For horn players, tackling a Mahler symphony is the equivalent of running a marathon. It requires extensive training to build your stamina. And like preparing for a marathon, it is difficult to find the time and energy to practice doing the whole thing before the day itself. Regular readers may remember me writing here in 2011 about preparing to play Mahler's 'Symphony No 6' with the Northampton Symphony Orchestra. The First Symphony by Gustav Mahler is not quite such an enormous undertaking as the Sixth but it is still a monumental challenge. I've played through the final movement almost every day for the past few weeks in an attempt to build enough stamina to survive its glorious finale. Last Saturday was the day of reckoning, with the NSO concert taking place at St Michael's Church, Northampton, conducted by John Gibbons. The concert also featured the beautiful 'Piano Concerto' by Alexander Scriabin in which we accompanied the amazing young Russian pianist Vavara Tarasova. It was a stunning performance of a lovely piece which has much in common with the piano concertos of Chopin (and, I thought, some echoes of Rachmaninov).
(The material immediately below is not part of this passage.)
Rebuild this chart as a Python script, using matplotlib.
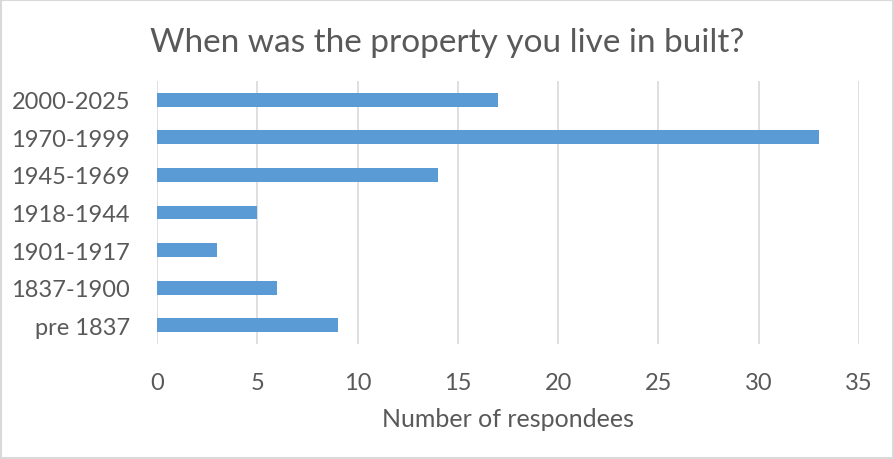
import matplotlib.pyplot as plt
from matplotlib.patches import Rectangle

# Données du graphique
periods = ['pre 1837', '1837-1900', '1901-1917', '1918-1944', '1945-1969', '1970-1999', '2000-2025']
respondees = [9, 6, 3, 5, 14, 33, 17]
x_ticks = [0, 5, 10, 15, 20, 25, 30, 35]

text_grey = '#595959'
grid_grey = '#D9D9D9'
bar_blue = '#5B9BD5'

plt.rcParams['font.family'] = ['Lato', 'DejaVu Sans']

fig = plt.figure(figsize=(8.95, 4.6), dpi=100)
ax = fig.add_axes([157 / 895, 1 - 345 / 460, (859 - 157) / 895, (345 - 82) / 460])

ax.barh(periods, respondees, height=0.37, color=bar_blue, zorder=3)
ax.set_xlim(0, 35)
ax.set_ylim(-0.5, len(periods) - 0.5)
ax.set_xticks(x_ticks)
ax.grid(axis='x', color=grid_grey, linewidth=1.2, zorder=0)
for side in ax.spines.values():
    side.set_visible(False)
ax.tick_params(axis='both', length=0, labelsize=17, labelcolor=text_grey)
ax.tick_params(axis='x', pad=20)
ax.tick_params(axis='y', pad=19.5)
ax.set_xlabel('Number of respondees', fontsize=18, color=text_grey, labelpad=10)

fig.suptitle('When was the property you live in built?', fontsize=24, color=text_grey,
             x=0.5, y=0.94, va='top')

# bordure du graphique
fig.patches.append(Rectangle((0.001, 0.002), 0.997, 0.996, transform=fig.transFigure,
                             fill=False, edgecolor=grid_grey, linewidth=1.5))

fig.savefig('out.png', dpi=100)
plt.close()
Our performance of Mahler 1 seemed to go really well, with beautifully delicate woodwind solos, some fine off-stage trumpet fanfares and a great double bass solo by Matthew Jackson at the beginning of the slow movement. And then we reached the finale and it was thrilling to be one of eight horn players standing with bells raised for the final bars. In the end it felt like we just about managed to fall over the marathon finishing line, exhilarated, exhausted and gasping for breath. It was a brilliant experience but one I would be happy not to repeat for a while!